The plant has been configured to accept both organic and conventional milk supply, with much of the organic milk sourced through the Organic Milk Hub co-op.
So far there are six dairy farm suppliers to the company, and Young said he was fielding a phone call every week from farmers keen to get on board with the company.
Locals have been heavily involved in construction of the plant, and 15 have been employed in its initial stages, with the potential for 40 full-time jobs in total.
Young said the partnership with Cedenco had meant trainee staff were sent to other food processing plants owned by the company to be trained, while Waiū had also engaged with Primary ITO for ongoing training of young people to staff the plant.
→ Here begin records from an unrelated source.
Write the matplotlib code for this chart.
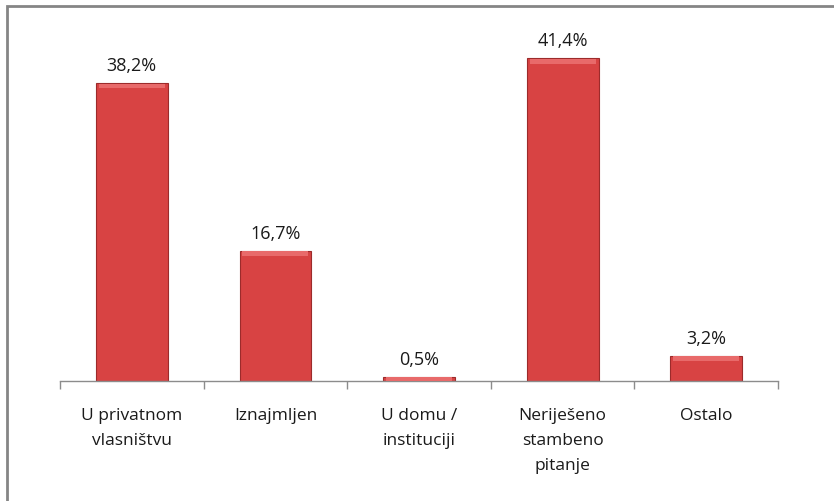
import matplotlib
matplotlib.use("Agg")
import matplotlib.pyplot as plt
from matplotlib.patches import Rectangle
import numpy as np

categories = ["U privatnom\nvlasništvu", "Iznajmljen", "U domu /\ninstituciji",
              "Neriješeno\nstambeno\npitanje", "Ostalo"]
values = [38.2, 16.7, 0.5, 41.4, 3.2]
value_labels = ["38,2%", "16,7%", "0,5%", "41,4%", "3,2%"]

plt.rcParams['font.family'] = ['Open Sans', 'DejaVu Sans']

W, H = 834, 502
fig = plt.figure(figsize=(W / 100, H / 100), dpi=100)
fig.patch.set_facecolor('white')

# outer chart frame (left and top edges visible)
fig.add_artist(Rectangle((7 / W, -0.1), 1.2, 1 - 7 / H + 0.1, transform=fig.transFigure,
                         fill=False, edgecolor='#858585', linewidth=2))

ax = fig.add_axes([60 / W, 120 / H, 718 / W, 350.6 / H])
x = np.arange(len(categories))
bars = ax.bar(x, values, width=0.5, color='#d84343', edgecolor='#9c2b2b', linewidth=0.8, zorder=2)

# bevel highlight along the top of each bar
for b in bars:
    h = b.get_height()
    ax.bar(b.get_x() + b.get_width() / 2, min(h, 0.6), width=b.get_width() * 0.92,
           bottom=h - min(h, 0.6) - 0.05, color='#e86a6a', linewidth=0, zorder=3)

for xi, v, lab in zip(x, values, value_labels):
    ax.annotate(lab, (xi, v), xytext=(0, 6.5), textcoords='offset points',
                ha='center', va='bottom', fontsize=13, color='#1a1a1a')

ax.set_xlim(-0.5, len(categories) - 0.5)
ax.set_ylim(0, 45)
ax.set_yticks([])
for s in ['left', 'right', 'top']:
    ax.spines[s].set_visible(False)
ax.spines['bottom'].set_color('#8c8c8c')
ax.spines['bottom'].set_linewidth(1)

ax.set_xticks(np.arange(len(categories) + 1) - 0.5, minor=False)
ax.set_xticklabels([])
ax.tick_params(axis='x', which='major', length=6, color='#8c8c8c', width=1)
ax.set_xticks(x, minor=True)
ax.set_xticklabels(categories, minor=True, fontsize=12.5, color='#1a1a1a', linespacing=1.75)
ax.tick_params(axis='x', which='minor', length=0, pad=19)

fig.savefig("out.png", dpi=100)
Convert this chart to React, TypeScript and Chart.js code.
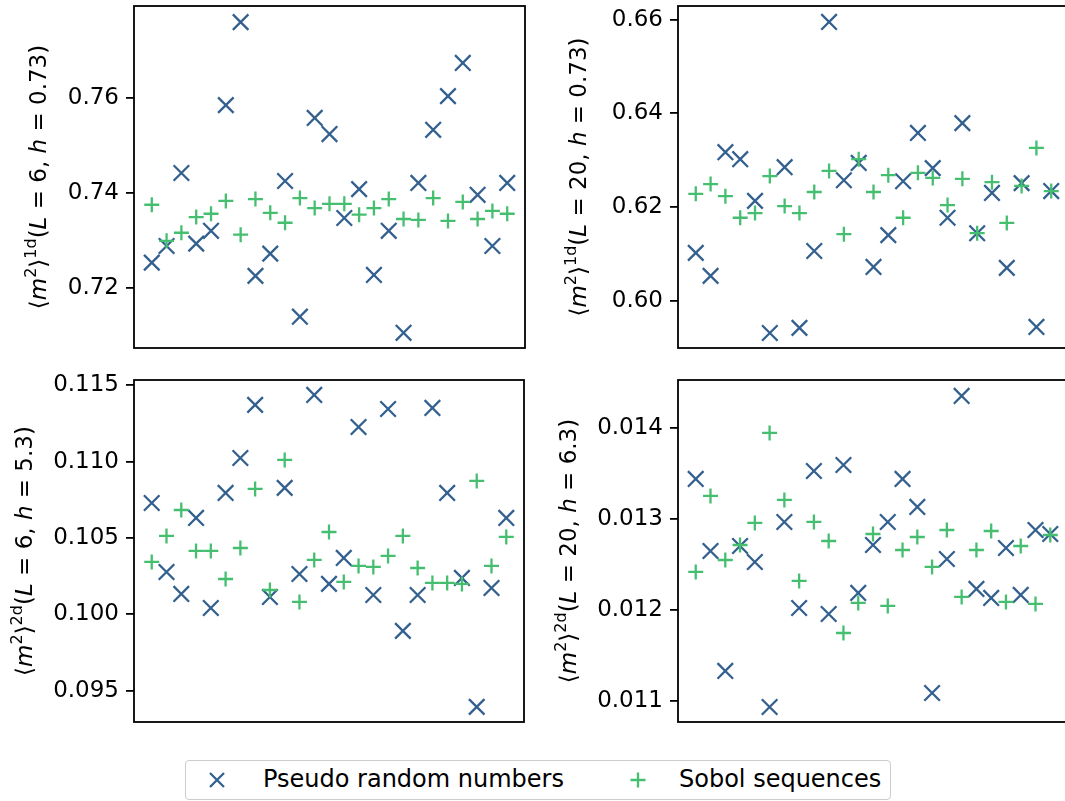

Jones said about 80 percent of staff had direct links to the plant through whanau, boosting locals’ goodwill towards it.
Kawerau’s town infrastructure, originally designed for a population of 15,000 has proven a good platform for the plant’s water and wastewaters services.
“The population is only around 7000, so the ability to utilise the town’s water and wastewater facilities are a huge benefit for us,” said Jones.
Energy supply to the plant also had a strong iwi link, with steam supplied from the nearby Ngati Tuwharetoa geothermal power site.
The company’s smaller scale meant it could be well suited to working alongside larger dairy companies keen to trial products on a small scale before commercial launch.
“We enjoy a good relationship with the likes of Miraka and Open Country,” said Jones.
“We have no intention or capacity to process large volumes of whole milk powder.”